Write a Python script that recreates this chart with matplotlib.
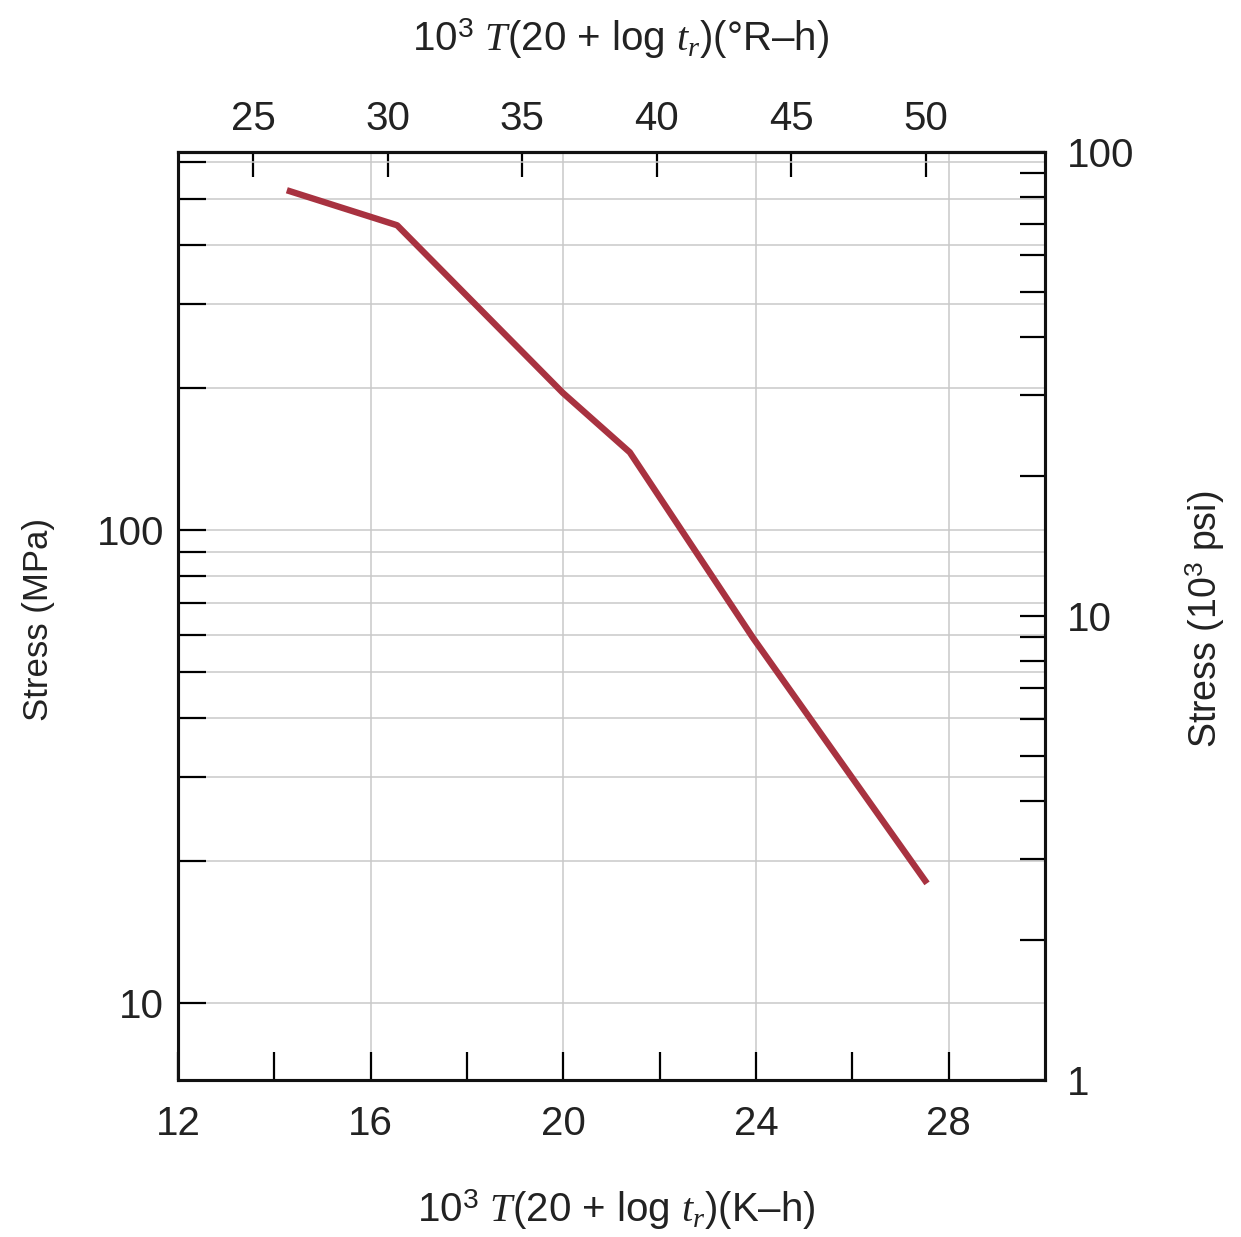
import numpy as np
import matplotlib
matplotlib.use("Agg")
import matplotlib.pyplot as plt
from matplotlib.ticker import FixedLocator, FuncFormatter, NullFormatter

plt.rcParams['font.family'] = ['Liberation Sans', 'DejaVu Sans']
plt.rcParams['mathtext.fontset'] = 'custom'
plt.rcParams['mathtext.rm'] = 'Liberation Sans'
plt.rcParams['mathtext.it'] = 'Liberation Serif:italic'
plt.rcParams['mathtext.bf'] = 'Liberation Sans:bold'

# Larson-Miller parameter (10^3 K-h) and rupture stress (MPa)
lmp_k = [14.26, 16.55, 19.99, 21.38, 23.94, 27.55]
stress_mpa = [523, 441, 195, 146, 59.1, 17.9]

bottom_ticks = [12, 16, 20, 24, 28]
bottom_minor = [14, 18, 22, 26]
top_ticks = [25, 30, 35, 40, 45, 50]
left_major = [10, 100]
left_minor = [20, 30, 40, 50, 60, 70, 80, 90, 200, 300, 400, 500, 600]
right_major = [1, 10, 100]
right_minor = [2, 3, 4, 5, 6, 7, 8, 9, 20, 30, 40, 50, 60, 70, 80, 90]

txt = '#222222'
grid_c = '#c9c9c9'

def k_to_r(x):
    return 0.741 + 1.7894 * np.asarray(x)

def r_to_k(x):
    return (np.asarray(x) - 0.741) / 1.7894

fig = plt.figure(figsize=(12.41, 12.37), dpi=100)
ax = fig.add_axes([0.1434, 0.127, 0.6987, 0.750])

ax.plot(lmp_k, stress_mpa, color='#a83240', lw=4.6, solid_capstyle='butt', zorder=5)

ax.set_yscale('log')
ax.set_xlim(12, 30)
ax.set_ylim(6.875, 629.6)

ax.xaxis.set_major_locator(FixedLocator(bottom_ticks))
ax.xaxis.set_minor_locator(FixedLocator(bottom_minor))
ax.yaxis.set_major_locator(FixedLocator(left_major))
ax.yaxis.set_minor_locator(FixedLocator(left_minor))
ax.yaxis.set_major_formatter(FuncFormatter(lambda v, p: "%d" % v))
ax.yaxis.set_minor_formatter(NullFormatter())

ax.grid(True, axis='y', which='both', color=grid_c, lw=1.1)
ax.grid(True, axis='x', which='major', color=grid_c, lw=1.1)
ax.set_axisbelow(True)

ax.tick_params(axis='x', which='both', direction='in', length=20, width=1.6,
               labelsize=29, pad=18, labelcolor=txt, top=False)
ax.tick_params(axis='y', which='both', direction='in', length=20, width=1.6,
               labelsize=29, pad=10, labelcolor=txt, right=False)

for s in ax.spines.values():
    s.set_linewidth(2.2)
    s.set_color('#111111')

# top axis in Rankine
sec = ax.secondary_xaxis('top', functions=(k_to_r, r_to_k))
sec.xaxis.set_major_locator(FixedLocator(top_ticks))
sec.tick_params(axis='x', direction='in', length=18, width=1.6, labelsize=29,
                pad=10, labelcolor=txt)
sec.spines['top'].set_linewidth(2.2)

# right axis in ksi
ax2 = ax.twinx()
ax2.set_yscale('log')
ax2.set_ylim(1, 100)
ax2.yaxis.set_major_locator(FixedLocator(right_major))
ax2.yaxis.set_minor_locator(FixedLocator(right_minor))
ax2.yaxis.set_major_formatter(FuncFormatter(lambda v, p: "%d" % v))
ax2.yaxis.set_minor_formatter(NullFormatter())
ax2.tick_params(axis='y', which='both', direction='in', length=18, width=1.6,
                labelsize=29, pad=16, labelcolor=txt)
for s in ax2.spines.values():
    s.set_linewidth(2.2)
    s.set_color('#111111')

fig.text(0.031, 0.499, "Stress (MPa)", rotation=90, ha='center', va='center',
         fontsize=25, color=txt)
fig.text(0.971, 0.499, r"Stress ($10^3$ psi)", rotation=90, ha='center',
         va='center', fontsize=27, color=txt)
fig.text(0.4996, 0.969, r"$10^3$ $T$(20 + log $t_r$)($\degree$R–h)", ha='center',
         va='center', fontsize=29, color=txt)
fig.text(0.497, 0.022, r"$10^3$ $T$(20 + log $t_r$)(K–h)", ha='center',
         va='center', fontsize=29, color=txt)

fig.savefig("out.png", dpi=100)
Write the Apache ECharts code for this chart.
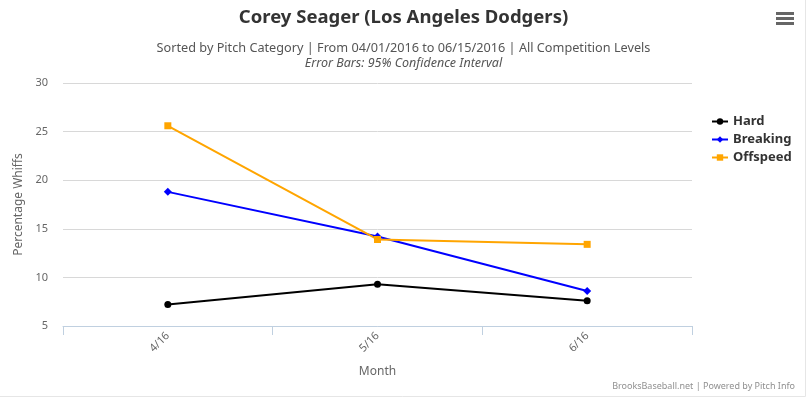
<!DOCTYPE html>
<html>
<head>
<meta charset="utf-8">
<script src="https://cdn.jsdelivr.net/npm/echarts@6/dist/echarts.min.js"></script>
<style>
    html, body { margin: 0; padding: 0; background: #fff; }
    #chart { width: 807px; height: 398px; }
</style>
</head>
<body>
<div id="chart"></div>
<script>
// 数据
var months = ['4/16', '5/16', '6/16'];
var hardVals = [7.2, 9.3, 7.6];
var breakingVals = [18.8, 14.2, 8.6];
var offspeedVals = [25.6, 13.9, 13.4];
var yTicks = [5, 10, 15, 20, 25, 30];

var font = '"Noto Sans", "DejaVu Sans", sans-serif';
var chart = echarts.init(document.getElementById('chart'));

var option = {
    animation: false,
    textStyle: { fontFamily: font },
    title: [{
        text: 'Corey Seager (Los Angeles Dodgers)',
        left: 'center',
        top: 3,
        textStyle: { fontSize: 18.5, fontWeight: 'bold', color: '#333', fontFamily: font }
    }, {
        text: 'Sorted by Pitch Category | From 04/01/2016 to 06/15/2016 | All Competition Levels',
        left: 'center',
        top: 37,
        textStyle: { fontSize: 12.7, fontWeight: 'normal', color: '#555', fontFamily: font }
    }, {
        text: 'Error Bars: 95% Confidence Interval',
        left: 'center',
        top: 52,
        textStyle: { fontSize: 12.5, fontWeight: 'normal', fontStyle: 'italic', color: '#555', fontFamily: font }
    }],
    legend: {
        orient: 'vertical',
        left: 706,
        top: 110,
        itemWidth: 16,
        itemHeight: 8,
        itemGap: 5,
        textStyle: { fontSize: 13, fontWeight: 'bold', color: '#333', fontFamily: font },
        data: ['Hard', 'Breaking', 'Offspeed']
    },
    grid: { left: 63, right: 115, top: 83, bottom: 72 },
    xAxis: {
        type: 'category',
        data: months,
        boundaryGap: true,
        name: 'Month',
        nameLocation: 'middle',
        nameGap: 40,
        nameTextStyle: { color: '#666', fontSize: 12 },
        axisLine: { lineStyle: { color: '#C0D0E0', width: 1 } },
        axisTick: { show: true, length: 9, alignWithLabel: false, lineStyle: { color: '#C0D0E0' } },
        axisLabel: { rotate: 45, color: '#666', fontSize: 11, margin: 8 },
        splitLine: { show: false }
    },
    yAxis: {
        type: 'value',
        min: yTicks[0],
        max: yTicks[yTicks.length - 1],
        interval: 5,
        name: 'Percentage Whiffs',
        nameLocation: 'middle',
        nameGap: 36,
        nameRotate: 90,
        nameTextStyle: { color: '#666', fontSize: 12 },
        axisLine: { show: false },
        axisTick: { show: false },
        axisLabel: { color: '#666', fontSize: 11, margin: 15 },
        splitLine: { lineStyle: { color: '#D8D8D8', width: 1 } }
    },
    series: [{
        name: 'Hard',
        type: 'line',
        data: hardVals,
        symbol: 'circle',
        symbolSize: 7,
        lineStyle: { color: '#000', width: 2 },
        itemStyle: { color: '#000' }
    }, {
        name: 'Breaking',
        type: 'line',
        data: breakingVals,
        symbol: 'diamond',
        symbolSize: 8,
        lineStyle: { color: '#0000FF', width: 2 },
        itemStyle: { color: '#0000FF' }
    }, {
        name: 'Offspeed',
        type: 'line',
        data: offspeedVals,
        symbol: 'rect',
        symbolSize: 7,
        lineStyle: { color: '#FFA500', width: 2 },
        itemStyle: { color: '#FFA500' }
    }],
    graphic: [{
        type: 'text',
        right: 12,
        top: 382,
        style: { text: 'BrooksBaseball.net | Powered by Pitch Info', fill: '#909090', fontSize: 9, fontFamily: font }
    }, {
        type: 'group',
        left: 776,
        top: 12,
        children: [
            { type: 'rect', shape: { x: 0, y: 0, width: 18, height: 3 }, style: { fill: '#666' } },
            { type: 'rect', shape: { x: 0, y: 5, width: 18, height: 3 }, style: { fill: '#666' } },
            { type: 'rect', shape: { x: 0, y: 10, width: 18, height: 3 }, style: { fill: '#666' } }
        ]
    }, {
        type: 'polyline',
        silent: true,
        shape: { points: [[0, 396.5], [805.5, 396.5], [805.5, 0]] },
        style: { fill: 'none', stroke: '#E6E6E6', lineWidth: 1 }
    }]
};

chart.setOption(option);
</script>
</body>
</html>
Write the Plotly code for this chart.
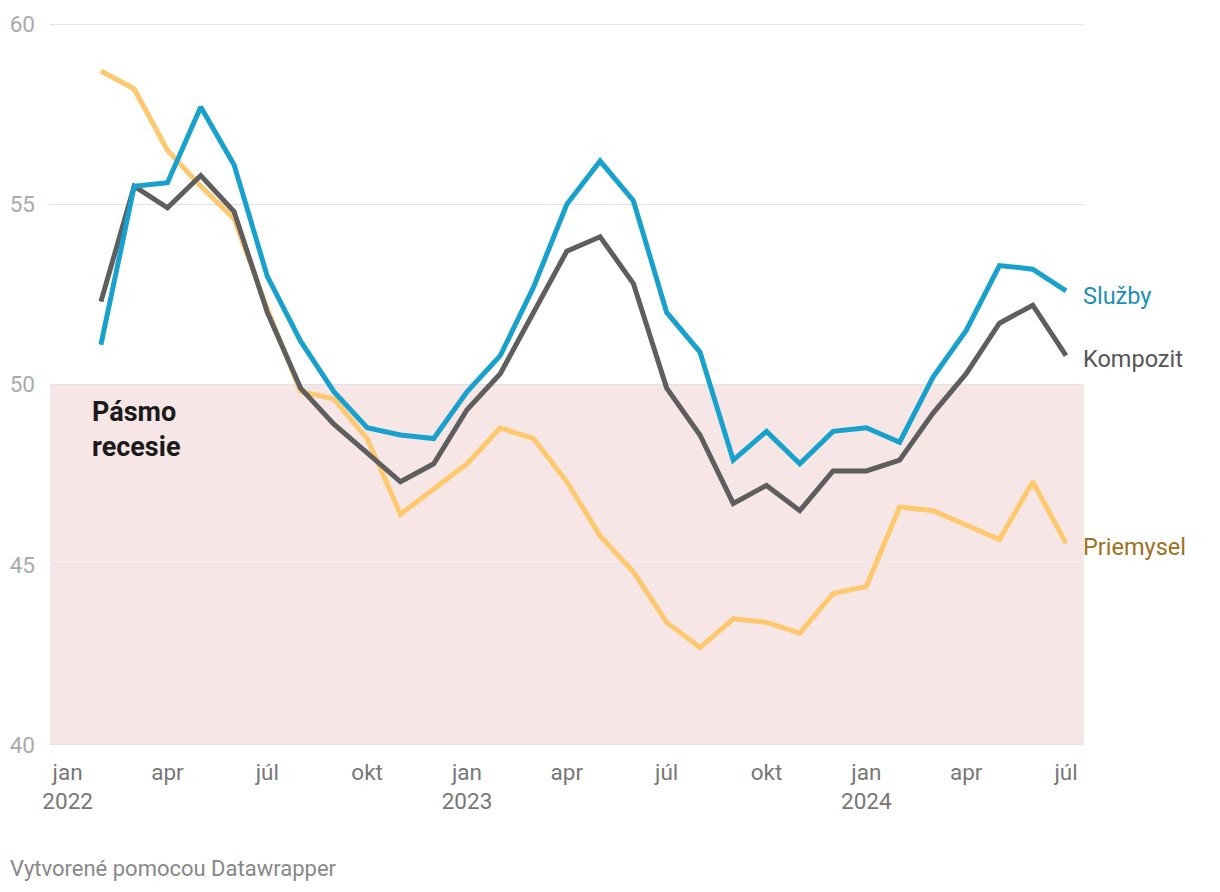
import plotly.graph_objects as go

# month index: 0 = jan 2022
months = list(range(1, 31))  # feb 2022 .. júl 2024

sluzby = [51.1, 55.5, 55.6, 57.7, 56.1, 53.0, 51.2, 49.8, 48.8, 48.6, 48.5,
          49.8, 50.8, 52.7, 55.0, 56.2, 55.1, 52.0, 50.9, 47.9, 48.7, 47.8, 48.7,
          48.8, 48.4, 50.2, 51.5, 53.3, 53.2, 52.6]
kompozit = [52.3, 55.5, 54.9, 55.8, 54.8, 52.0, 49.9, 48.9, 48.1, 47.3, 47.8,
            49.3, 50.3, 52.0, 53.7, 54.1, 52.8, 49.9, 48.6, 46.7, 47.2, 46.5, 47.6,
            47.6, 47.9, 49.2, 50.3, 51.7, 52.2, 50.8]
priemysel = [58.7, 58.2, 56.5, 55.5, 54.6, 52.1, 49.8, 49.6, 48.5, 46.4, 47.1,
             47.8, 48.8, 48.5, 47.3, 45.8, 44.8, 43.4, 42.7, 43.5, 43.4, 43.1, 44.2,
             44.4, 46.6, 46.5, 46.1, 45.7, 47.3, 45.6]

series_names = ["Priemysel", "Kompozit", "Služby"]
line_colors = ["#fec96e", "#5e5e5e", "#18a1cd"]
label_colors = ["#a0701e", "#555555", "#1a8fb5"]

tick_vals = [0, 3, 6, 9, 12, 15, 18, 21, 24, 27, 30]
tick_text = ["jan<br>2022", "apr", "júl", "okt", "jan<br>2023", "apr", "júl", "okt",
             "jan<br>2024", "apr", "júl"]
y_ticks = [40, 45, 50, 55, 60]

recession_low, recession_high = 40, 50
x_range = [-0.53, 30.54]
y_range = [39.97, 60.03]

fig = go.Figure()
for name, vals, lc in zip(series_names, [priemysel, kompozit, sluzby], line_colors):
    fig.add_trace(go.Scatter(x=months, y=vals, mode="lines", name=name,
                             line=dict(color=lc, width=5), hoverinfo="skip"))

# recession band
fig.add_shape(type="rect", xref="x", yref="y", x0=x_range[0], x1=x_range[1],
              y0=recession_low, y1=recession_high, fillcolor="#f6e6e6",
              line=dict(width=0), layer="below")

# end labels
label_offsets = {"Priemysel": -0.1, "Kompozit": -0.1, "Služby": -0.15}
for name, vals, c in zip(series_names, [priemysel, kompozit, sluzby], label_colors):
    fig.add_annotation(x=x_range[1], y=vals[-1] + label_offsets[name], xref="x", yref="y",
                       text=name, showarrow=False, xanchor="left", yanchor="middle",
                       xshift=-3,
                       font=dict(family="Roboto", size=23.5, color=c))

fig.add_annotation(x=0.7, y=48.74, xref="x", yref="y",
                   text="<b>Pásmo<br>recesie</b>", showarrow=False,
                   xanchor="left", yanchor="middle", align="left", xshift=-1,
                   font=dict(family="Roboto", size=27, color="#1a1a1a"))

fig.add_annotation(x=0, y=0, xref="paper", yref="paper", xshift=-42, yshift=-137,
                   text="Vytvorené pomocou Datawrapper", showarrow=False,
                   xanchor="left", yanchor="bottom",
                   font=dict(family="Roboto", size=22, color="#888888"))

fig.update_layout(
    width=1220, height=892,
    margin=dict(l=42, r=144, t=15, b=154, autoexpand=False),
    paper_bgcolor="white", plot_bgcolor="white",
    showlegend=False,
    font=dict(family="Roboto"),
    xaxis=dict(range=x_range, tickvals=tick_vals, ticktext=tick_text,
               showgrid=False, zeroline=False, showline=False, ticks="",
               tickfont=dict(size=22.5, color="#777777"), ticklabelstandoff=10,
               automargin=False, fixedrange=True),
    yaxis=dict(range=y_range, tickvals=y_ticks, showgrid=True,
               gridcolor="#e3e3e3", gridwidth=1, zeroline=False, showline=False,
               ticks="", tickfont=dict(size=22.5, color="#aaaaaa"),
               ticklabelstandoff=14, automargin=False, fixedrange=True),
)

fig.write_html("out.html")
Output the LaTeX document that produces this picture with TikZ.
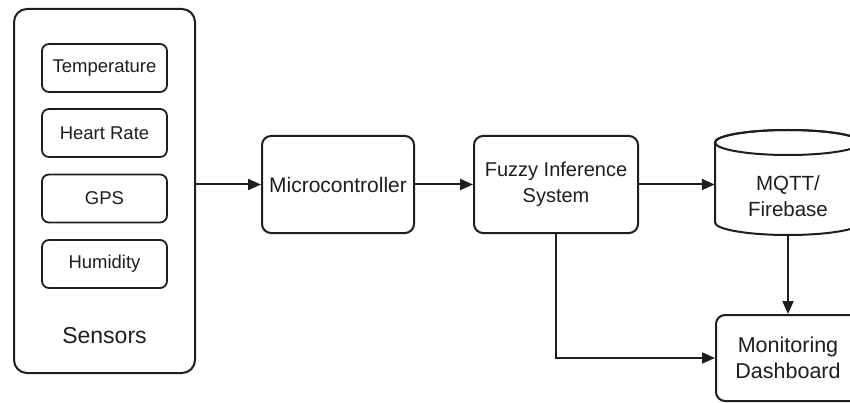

GIVEN EXERCISE: From the records above, extract the lines from the one holding "Write the Plotly code for this chart." through the one holding "months = list(range(1, 31))", word for word; omit the pictures.

RESULT FOR THIS EXERCISE:
Write the Plotly code for this chart.
import plotly.graph_objects as go

# month index: 0 = jan 2022
months = list(range(1, 31))  # feb 2022 .. júl 2024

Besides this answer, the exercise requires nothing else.